Way my dad and I used to play is that when somebody won they got to grab the hand of the loser and then, with the fore- and middle-fingers only, slap the loser on the wrist. My dad would lick his fingers (“to cut down on air resistance”) before whacking me.

Say, these days that would be child abuse. Well, the government knows best, right?

Briefly, you and simultaneously your opponent select rock, paper, or scissors. Rock breaks scissors, paper covers rock, and scissors cut paper. There are 9 outcomes: 3 of which are rock for you, and rock, paper, or scissors for your enemy; *et cetera*. Three of the 9 outcomes are ties, in which nobody gets slapped; there are 3 ways for you to lose, and 3 ways for you to win.

Now, given just those premises, and *none other*, what is the probability you don’t get slapped? Well, “don’t get slapped” means tying or winning; and since there are 6 ways for these things to happen, the chance is 2/3. Similarly, there is a 1/3 chance for you to lose, and 1/3 probability you get to slap.

These deduced probabilities are correct assuming *only* the premises describing the rules of the game. Which implies, and it is true, that the probabilities are not likely to be correct assuming other premises. What other premises? There are an infinite number of premises we might choose, but what we’re after are premises that help us win the game.

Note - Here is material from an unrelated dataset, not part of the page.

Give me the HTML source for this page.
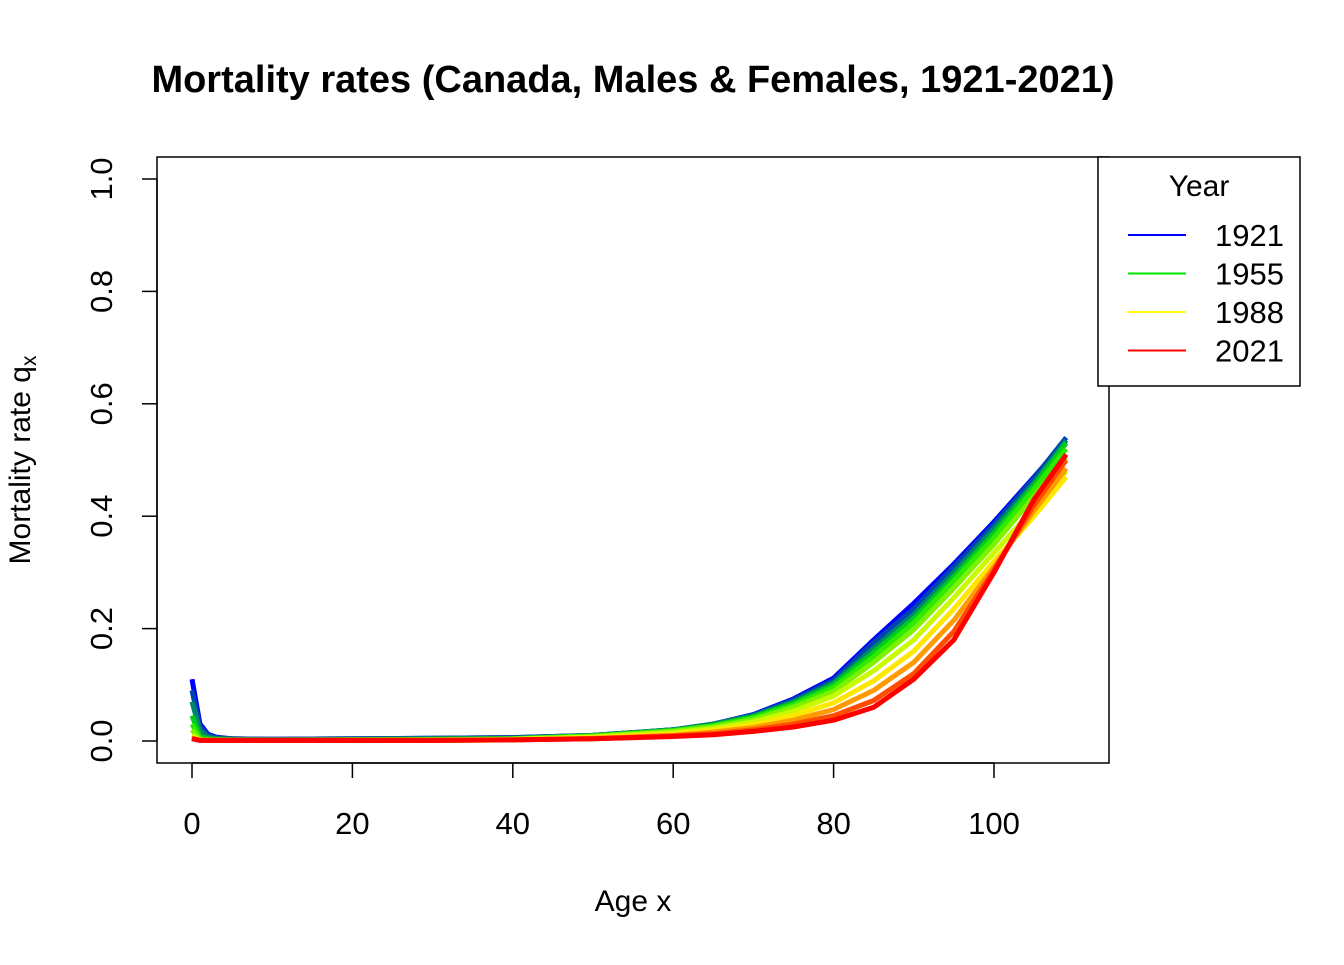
<!DOCTYPE html>
<html><head><meta charset="utf-8"><style>
body{margin:0;background:#fff;font-family:"Liberation Sans",sans-serif}
</style></head><body>
<svg id="chart" width="1344" height="960" xmlns="http://www.w3.org/2000/svg" font-family="Liberation Sans, sans-serif">
<rect width="1344" height="960" fill="#fff"/>
<text x="633" y="92" text-anchor="middle" font-size="38" font-weight="bold">Mortality rates (Canada, Males &amp; Females, 1921-2021)</text>
<rect x="157" y="157" width="952" height="606" fill="none" stroke="#000" stroke-width="1.5"/>
<g id="xaxis"></g>
<g id="yaxis"></g>
<g id="lines"></g>
<text x="633" y="911" text-anchor="middle" font-size="30">Age x</text>
<text transform="translate(30,460) rotate(-90)" text-anchor="middle" font-size="30">Mortality rate q<tspan font-size="21" dy="6">x</tspan></text>
<g>
<rect x="1098" y="157" width="202" height="229" fill="#fff" stroke="#000" stroke-width="1.5"/>
<text x="1199" y="196" text-anchor="middle" font-size="30">Year</text>
<g id="legend-entries"></g>
</g>
</svg>
<script>
const ages=[0,1,2,3,5,10,20,30,40,50,60,65,70,75,80,85,90,95,100,105,109];
const years=[1921,1931,1941,1951,1961,1971,1981,1991,2001,2011,2021];
const q1921=[0.11,0.03,0.012,0.007,0.004,0.003,0.004,0.005,0.006,0.01,0.02,0.03,0.047,0.075,0.112,0.18,0.245,0.315,0.39,0.47,0.535];
const q1931=[0.09,0.025,0.01,0.006,0.004,0.003,0.004,0.005,0.006,0.01,0.02,0.03,0.046,0.073,0.108,0.175,0.235,0.31,0.385,0.468,0.54];
const q1941=[0.07,0.018,0.007,0.004,0.003,0.002,0.003,0.004,0.005,0.01,0.02,0.03,0.045,0.07,0.104,0.165,0.225,0.3,0.378,0.46,0.535];
const q1951=[0.045,0.008,0.004,0.003,0.002,0.001,0.002,0.003,0.004,0.009,0.019,0.028,0.043,0.067,0.1,0.158,0.218,0.292,0.37,0.455,0.53];
const q1961=[0.03,0.004,0.002,0.002,0.001,0.001,0.002,0.002,0.004,0.009,0.018,0.027,0.041,0.064,0.095,0.15,0.21,0.285,0.362,0.448,0.52];
const q1971=[0.02,0.002,0.002,0.001,0.001,0.001,0.002,0.002,0.003,0.008,0.017,0.025,0.038,0.06,0.088,0.14,0.198,0.272,0.35,0.435,0.505];
const q1981=[0.01,0.001,0.001,0.001,0.001,0.001,0.001,0.002,0.003,0.007,0.015,0.022,0.034,0.053,0.08,0.125,0.18,0.255,0.335,0.415,0.48];
const q1991=[0.007,0.001,0.001,0.001,0.001,0.001,0.001,0.001,0.002,0.006,0.012,0.019,0.029,0.045,0.068,0.107,0.16,0.235,0.32,0.4,0.47];
const q2001=[0.005,0.001,0.001,0.001,0.001,0.001,0.001,0.001,0.002,0.005,0.01,0.016,0.024,0.037,0.056,0.09,0.14,0.215,0.31,0.41,0.485];
const q2011=[0.005,0.001,0.001,0.001,0.001,0.001,0.001,0.001,0.002,0.004,0.009,0.013,0.02,0.03,0.045,0.072,0.12,0.195,0.305,0.42,0.5];
const q2021=[0.004,0.001,0.001,0.001,0.001,0.001,0.001,0.001,0.002,0.004,0.008,0.011,0.017,0.025,0.037,0.06,0.11,0.18,0.3,0.43,0.51];
const series=[q1921,q1931,q1941,q1951,q1961,q1971,q1981,q1991,q2001,q2011,q2021];
const xTicks=[0,20,40,60,80,100];
const yTicks=[0,0.2,0.4,0.6,0.8,1.0];
const legendYears=[1921,1955,1988,2021];
const NS="http://www.w3.org/2000/svg";
const sx=a=>192+a*8.02;
const sy=v=>741-v*562;
function yearColor(y){
  const t=(y-1921)/100;
  const stops=[[0,[0,0,255]],[0.34,[0,230,0]],[0.67,[255,255,0]],[1,[255,0,0]]];
  for(let i=0;i<stops.length-1;i++){const [a,ca]=stops[i],[b,cb]=stops[i+1];
    if(t<=b){const f=(t-a)/(b-a);return `rgb(${ca.map((c,k)=>Math.round(c+(cb[k]-c)*f)).join(',')})`;}}
  return 'rgb(255,0,0)';
}
function mk(tag,attrs,parent){const e=document.createElementNS(NS,tag);for(const k in attrs)e.setAttribute(k,attrs[k]);parent.appendChild(e);return e;}
const xa=document.getElementById('xaxis');
mk('line',{x1:sx(0),x2:sx(100),y1:763,y2:763,stroke:'#000','stroke-width':1.5},xa);
xTicks.forEach(t=>{
  const l=mk('line',{x1:sx(t),x2:sx(t),y1:763,y2:778,stroke:'#000','stroke-width':1.5},xa);
  
  
  const tx=mk('text',{x:sx(t),y:834,'text-anchor':'middle','font-size':31},xa);tx.textContent=t;
  
  
});
const ya=document.getElementById('yaxis');
mk('line',{x1:157,x2:157,y1:sy(0),y2:sy(1),stroke:'#000','stroke-width':1.5},ya);
yTicks.forEach(t=>{
  const l=mk('line',{x1:142,x2:157,y1:sy(t),y2:sy(t),stroke:'#000','stroke-width':1.5},ya);
  
  
  const tx=mk('text',{transform:`translate(112,${sy(t)}) rotate(-90)`,'text-anchor':'middle','font-size':31},ya);tx.textContent=t.toFixed(1);
  
  
});
const lg=document.getElementById('lines');
series.forEach((s,i)=>{
  const d=s.map((v,j)=>(j?'L':'M')+sx(ages[j]).toFixed(1)+','+sy(v).toFixed(1)).join(' ');
  const p=mk('path',{d:d,fill:'none',stroke:yearColor(years[i]),'stroke-width':5,'stroke-linejoin':'round'},lg);
  
  
});
const le=document.getElementById('legend-entries');
legendYears.forEach((y,i)=>{
  const yy=235+i*38.5;
  const l=mk('line',{x1:1128,x2:1186,y1:yy,y2:yy,stroke:yearColor(y),'stroke-width':2},le);
  
  
  const t=mk('text',{x:1284,y:yy+11,'text-anchor':'end','font-size':31},le);t.textContent=y;
  
  
});
</script>
</body></html>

The thing to emphasize is that we know with certainty the non-human premises, and so know with certainty the non-human probabilities. Rock paper scissors is thus similar to poker where we have a good handle on the probabilities; but where in poker they are harder to memorize, yet in poker we know there are consistent and good players.

There are also consistently winning Rock Paper Scissors players. Like 2008 champion Sean “Wicked Fingers” Sears. That means, like poker, human premises must exist that change the odds.

In any number of places you’ll read that the way not to get beat is to make your pick “randomly.” This is impossible. No matter what, you must *cause* your pick, and no cause in the universe is ontologically “random.” Suppose you decide to divide up a minute into thirds and pick based on the secondhand of your watch. If your opponent does not know this, he has no way of guessing what you’ll do (except that you must choose, of course), and so to him your guess is “random”—which means only *unknown*. But to you, the choice is determined, caused by your decision and the state of the time.

If your opponent catches you sneaking peeks before each round, then he’ll too *know* what you’re going to do—creating a new and probative and deductive premise for him—and you’ll consistently lose.

That’s the way to win, too. By searching for patterns, i.e. premises, which your opponent is using, knowingly or not. Bin Xu and pals think they’ve discovered patterns many people use. In their arxiv paper “Cycle frequency in standard Rock-Paper-Scissors games: Evidence from experimental economics” they posit that winners often repeat their winning pick, and losers select the next object in the cycle (lose with scissors and move to rock). Armed (handed?) with these premises allows you to change the odds.

Until your opponent figures out his mistake; and when he does, he can use that knowledge against you. Figuring you are figuring on a rock (since your opponent just lost on a scissors), and thus you’d pick paper, your opponent upends the algorithm and sticks with scissors.

Noted RPS expert Sharisa Bufford, a member of the prestigious USA Rock Paper Scissors League, is sure that “Girls always throw scissors first. Guys always throw rock.” If that’s so, these are winning premises. Unless your opponent knows these rules, too. And you know they know. And you know they know you know…you know?

Now it’s true you cannot “pick randomly” but must always cause a choice. But that does not mean it’s impossible to discover a strategy which your opponent cannot guess—where your opponent may be some “sophisticated computer” (computers are only dumb unthinking distillations of fractions of human brains). All it takes to create impossible-to-discover picks are to create picks which your opponent cannot guess beyond the standard premises (a tautology, really).

Maybe that’s memorizing a stream of numbers generated by some process which remains unknown to your opponent. Or maybe that means changing your picking algorithm based on circumstance. All that matters is that your opponent cannot guess.

Incidentally and curiously, computer programs which test “randomness” (i.e. unpredictability) always turn a blind eye to the algorithm which generated the sequence they’re testing.

Lastly, to prove (as I’ve done before) that I can pick a number you cannot guess with certainty, no matter what your resources, I’m thinking of a number between 0 and 4. What is it? (It’s hidden in the code to this page.)